§ **Direction**:
Lift every line from the entries that includes the word "this".

>> start

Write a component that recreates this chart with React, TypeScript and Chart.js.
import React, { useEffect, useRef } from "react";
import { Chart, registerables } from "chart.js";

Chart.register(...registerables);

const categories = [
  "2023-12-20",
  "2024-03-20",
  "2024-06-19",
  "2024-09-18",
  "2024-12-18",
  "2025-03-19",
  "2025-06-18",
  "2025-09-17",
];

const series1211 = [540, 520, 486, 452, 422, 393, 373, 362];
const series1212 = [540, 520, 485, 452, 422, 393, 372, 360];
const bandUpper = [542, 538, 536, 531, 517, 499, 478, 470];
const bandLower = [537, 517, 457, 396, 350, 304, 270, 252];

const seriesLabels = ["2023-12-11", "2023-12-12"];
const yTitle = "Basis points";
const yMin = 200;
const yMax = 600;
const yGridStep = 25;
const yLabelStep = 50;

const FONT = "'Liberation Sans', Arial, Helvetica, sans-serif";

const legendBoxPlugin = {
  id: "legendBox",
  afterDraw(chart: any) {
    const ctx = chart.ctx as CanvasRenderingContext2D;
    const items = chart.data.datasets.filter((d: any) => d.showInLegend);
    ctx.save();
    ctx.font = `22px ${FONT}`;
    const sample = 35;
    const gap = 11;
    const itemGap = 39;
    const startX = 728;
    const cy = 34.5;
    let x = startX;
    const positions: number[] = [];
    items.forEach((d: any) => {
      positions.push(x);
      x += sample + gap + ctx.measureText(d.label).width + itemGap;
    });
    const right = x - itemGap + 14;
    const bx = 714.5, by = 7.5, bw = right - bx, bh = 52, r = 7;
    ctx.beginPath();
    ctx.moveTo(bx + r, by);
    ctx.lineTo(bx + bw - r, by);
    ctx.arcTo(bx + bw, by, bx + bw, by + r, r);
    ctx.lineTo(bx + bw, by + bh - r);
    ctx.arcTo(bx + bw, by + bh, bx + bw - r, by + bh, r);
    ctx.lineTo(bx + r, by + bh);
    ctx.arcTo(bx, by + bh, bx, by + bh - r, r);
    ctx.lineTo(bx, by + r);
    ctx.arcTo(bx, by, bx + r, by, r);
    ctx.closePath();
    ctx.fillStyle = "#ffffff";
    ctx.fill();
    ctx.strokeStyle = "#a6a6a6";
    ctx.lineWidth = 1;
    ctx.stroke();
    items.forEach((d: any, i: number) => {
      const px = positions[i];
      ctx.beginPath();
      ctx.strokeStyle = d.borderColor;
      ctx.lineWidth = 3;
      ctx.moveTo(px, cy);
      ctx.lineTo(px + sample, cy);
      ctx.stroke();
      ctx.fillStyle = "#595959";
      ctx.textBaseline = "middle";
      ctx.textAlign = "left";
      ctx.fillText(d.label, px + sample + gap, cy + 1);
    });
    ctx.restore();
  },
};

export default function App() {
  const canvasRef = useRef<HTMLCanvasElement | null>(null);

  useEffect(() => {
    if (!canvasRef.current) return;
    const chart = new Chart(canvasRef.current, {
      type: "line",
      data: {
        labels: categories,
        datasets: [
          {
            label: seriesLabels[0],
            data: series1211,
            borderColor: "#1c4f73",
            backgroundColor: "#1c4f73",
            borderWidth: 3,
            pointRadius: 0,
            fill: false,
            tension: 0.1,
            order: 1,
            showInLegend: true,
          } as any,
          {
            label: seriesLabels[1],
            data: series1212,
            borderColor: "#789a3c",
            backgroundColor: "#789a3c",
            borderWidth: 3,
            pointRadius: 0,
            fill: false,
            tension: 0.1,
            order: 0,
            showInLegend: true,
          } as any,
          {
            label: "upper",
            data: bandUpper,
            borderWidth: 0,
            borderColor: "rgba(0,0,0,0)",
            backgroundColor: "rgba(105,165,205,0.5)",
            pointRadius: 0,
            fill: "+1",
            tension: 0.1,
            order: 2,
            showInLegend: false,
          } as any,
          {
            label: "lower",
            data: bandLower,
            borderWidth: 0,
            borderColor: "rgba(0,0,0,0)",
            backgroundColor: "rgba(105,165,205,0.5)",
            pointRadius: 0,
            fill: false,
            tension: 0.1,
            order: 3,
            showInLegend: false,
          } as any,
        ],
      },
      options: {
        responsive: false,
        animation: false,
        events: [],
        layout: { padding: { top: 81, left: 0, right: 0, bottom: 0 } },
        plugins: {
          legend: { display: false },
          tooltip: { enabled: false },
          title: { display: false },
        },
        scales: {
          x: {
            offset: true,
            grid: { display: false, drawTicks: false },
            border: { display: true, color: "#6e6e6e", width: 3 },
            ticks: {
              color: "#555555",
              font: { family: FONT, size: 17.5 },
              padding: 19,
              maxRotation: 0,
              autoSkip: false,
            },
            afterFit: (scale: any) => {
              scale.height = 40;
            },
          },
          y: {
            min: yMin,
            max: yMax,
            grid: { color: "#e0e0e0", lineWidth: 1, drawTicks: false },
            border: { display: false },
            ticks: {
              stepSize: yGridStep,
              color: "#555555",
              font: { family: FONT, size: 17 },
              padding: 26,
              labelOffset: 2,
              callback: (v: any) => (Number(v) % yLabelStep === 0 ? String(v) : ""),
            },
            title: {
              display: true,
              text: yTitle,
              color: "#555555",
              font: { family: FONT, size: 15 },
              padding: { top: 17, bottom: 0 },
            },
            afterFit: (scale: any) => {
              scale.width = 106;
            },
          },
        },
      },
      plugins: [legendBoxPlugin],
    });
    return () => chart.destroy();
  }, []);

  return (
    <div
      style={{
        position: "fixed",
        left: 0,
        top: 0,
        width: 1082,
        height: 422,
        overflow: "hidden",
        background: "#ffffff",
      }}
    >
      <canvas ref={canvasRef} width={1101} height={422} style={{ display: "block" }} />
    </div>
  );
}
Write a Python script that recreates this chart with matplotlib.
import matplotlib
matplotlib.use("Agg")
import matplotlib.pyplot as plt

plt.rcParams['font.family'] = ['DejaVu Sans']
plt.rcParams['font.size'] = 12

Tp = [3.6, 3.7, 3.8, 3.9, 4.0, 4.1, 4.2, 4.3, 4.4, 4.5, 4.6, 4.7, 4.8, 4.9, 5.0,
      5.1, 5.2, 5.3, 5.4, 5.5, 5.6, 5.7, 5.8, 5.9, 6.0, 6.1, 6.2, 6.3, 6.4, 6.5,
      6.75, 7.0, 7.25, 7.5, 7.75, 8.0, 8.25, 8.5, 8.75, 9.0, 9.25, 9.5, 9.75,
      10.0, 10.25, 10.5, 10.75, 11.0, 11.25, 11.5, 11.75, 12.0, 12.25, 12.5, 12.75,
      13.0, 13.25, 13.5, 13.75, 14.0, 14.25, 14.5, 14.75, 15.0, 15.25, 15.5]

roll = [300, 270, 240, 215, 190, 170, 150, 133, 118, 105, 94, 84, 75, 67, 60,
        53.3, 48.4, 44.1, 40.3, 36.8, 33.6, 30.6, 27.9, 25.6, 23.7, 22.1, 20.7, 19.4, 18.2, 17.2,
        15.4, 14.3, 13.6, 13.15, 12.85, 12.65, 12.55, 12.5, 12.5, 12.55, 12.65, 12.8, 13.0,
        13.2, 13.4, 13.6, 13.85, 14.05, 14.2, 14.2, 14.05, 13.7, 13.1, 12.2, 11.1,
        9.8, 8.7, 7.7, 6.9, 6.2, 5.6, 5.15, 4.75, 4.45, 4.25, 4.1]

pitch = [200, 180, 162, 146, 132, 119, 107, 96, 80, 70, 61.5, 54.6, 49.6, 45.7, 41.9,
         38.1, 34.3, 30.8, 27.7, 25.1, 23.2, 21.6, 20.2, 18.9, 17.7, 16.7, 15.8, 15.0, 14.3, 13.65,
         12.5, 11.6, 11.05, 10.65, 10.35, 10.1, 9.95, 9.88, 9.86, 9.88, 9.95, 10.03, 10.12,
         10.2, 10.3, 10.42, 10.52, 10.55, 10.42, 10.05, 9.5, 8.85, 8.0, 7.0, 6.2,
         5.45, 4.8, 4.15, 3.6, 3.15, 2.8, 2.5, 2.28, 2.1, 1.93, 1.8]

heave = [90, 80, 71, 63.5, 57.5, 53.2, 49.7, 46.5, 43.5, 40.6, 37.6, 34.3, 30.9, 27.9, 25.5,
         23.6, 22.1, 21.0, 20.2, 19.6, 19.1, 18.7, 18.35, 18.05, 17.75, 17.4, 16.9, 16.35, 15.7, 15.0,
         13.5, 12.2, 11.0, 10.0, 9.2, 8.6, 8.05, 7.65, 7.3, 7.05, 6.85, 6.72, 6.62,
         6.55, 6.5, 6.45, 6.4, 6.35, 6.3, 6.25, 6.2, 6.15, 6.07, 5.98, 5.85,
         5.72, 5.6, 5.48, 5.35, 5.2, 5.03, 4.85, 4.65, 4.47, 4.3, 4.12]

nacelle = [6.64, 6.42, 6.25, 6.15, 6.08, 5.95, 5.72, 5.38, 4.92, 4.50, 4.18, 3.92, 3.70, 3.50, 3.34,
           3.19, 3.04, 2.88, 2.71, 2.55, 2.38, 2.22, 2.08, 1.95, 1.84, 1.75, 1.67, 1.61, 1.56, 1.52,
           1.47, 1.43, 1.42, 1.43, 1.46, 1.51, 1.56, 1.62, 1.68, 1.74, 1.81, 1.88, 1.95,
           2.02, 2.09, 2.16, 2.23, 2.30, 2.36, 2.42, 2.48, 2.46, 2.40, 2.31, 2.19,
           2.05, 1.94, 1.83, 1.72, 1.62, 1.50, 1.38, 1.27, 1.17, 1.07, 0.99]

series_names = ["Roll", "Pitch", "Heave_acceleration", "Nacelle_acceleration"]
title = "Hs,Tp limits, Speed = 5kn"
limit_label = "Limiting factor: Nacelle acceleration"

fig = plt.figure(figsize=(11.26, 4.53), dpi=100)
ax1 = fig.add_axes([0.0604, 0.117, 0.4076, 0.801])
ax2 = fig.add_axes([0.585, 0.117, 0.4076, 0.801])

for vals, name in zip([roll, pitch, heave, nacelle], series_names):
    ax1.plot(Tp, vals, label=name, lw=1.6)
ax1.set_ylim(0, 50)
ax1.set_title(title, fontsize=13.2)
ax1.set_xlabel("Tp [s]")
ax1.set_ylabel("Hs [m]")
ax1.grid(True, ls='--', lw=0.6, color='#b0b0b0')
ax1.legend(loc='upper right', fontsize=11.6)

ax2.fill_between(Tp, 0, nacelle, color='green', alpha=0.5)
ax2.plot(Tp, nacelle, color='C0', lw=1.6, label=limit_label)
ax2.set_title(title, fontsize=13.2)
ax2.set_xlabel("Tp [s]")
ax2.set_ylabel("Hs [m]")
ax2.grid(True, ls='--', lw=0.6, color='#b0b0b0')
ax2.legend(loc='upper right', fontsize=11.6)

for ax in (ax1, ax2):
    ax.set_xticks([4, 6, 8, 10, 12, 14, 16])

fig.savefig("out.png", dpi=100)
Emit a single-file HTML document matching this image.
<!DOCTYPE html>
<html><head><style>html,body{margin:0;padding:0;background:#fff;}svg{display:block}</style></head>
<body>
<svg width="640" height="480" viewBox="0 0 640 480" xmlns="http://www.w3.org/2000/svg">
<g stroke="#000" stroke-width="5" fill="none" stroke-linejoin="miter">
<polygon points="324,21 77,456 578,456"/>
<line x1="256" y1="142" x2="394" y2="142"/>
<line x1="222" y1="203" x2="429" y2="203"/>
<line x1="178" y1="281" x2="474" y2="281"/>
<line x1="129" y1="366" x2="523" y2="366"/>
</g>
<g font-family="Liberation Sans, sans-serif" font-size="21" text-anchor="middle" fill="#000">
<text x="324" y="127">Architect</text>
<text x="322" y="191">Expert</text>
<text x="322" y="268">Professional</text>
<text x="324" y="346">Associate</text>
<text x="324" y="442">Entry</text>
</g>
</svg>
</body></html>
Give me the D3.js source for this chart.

>> end

§ **Result below**:
Write a component that recreates this chart with React, TypeScript and Chart.js.
Write a Python script that recreates this chart with matplotlib.
Emit a single-file HTML document matching this image.
Give me the D3.js source for this chart.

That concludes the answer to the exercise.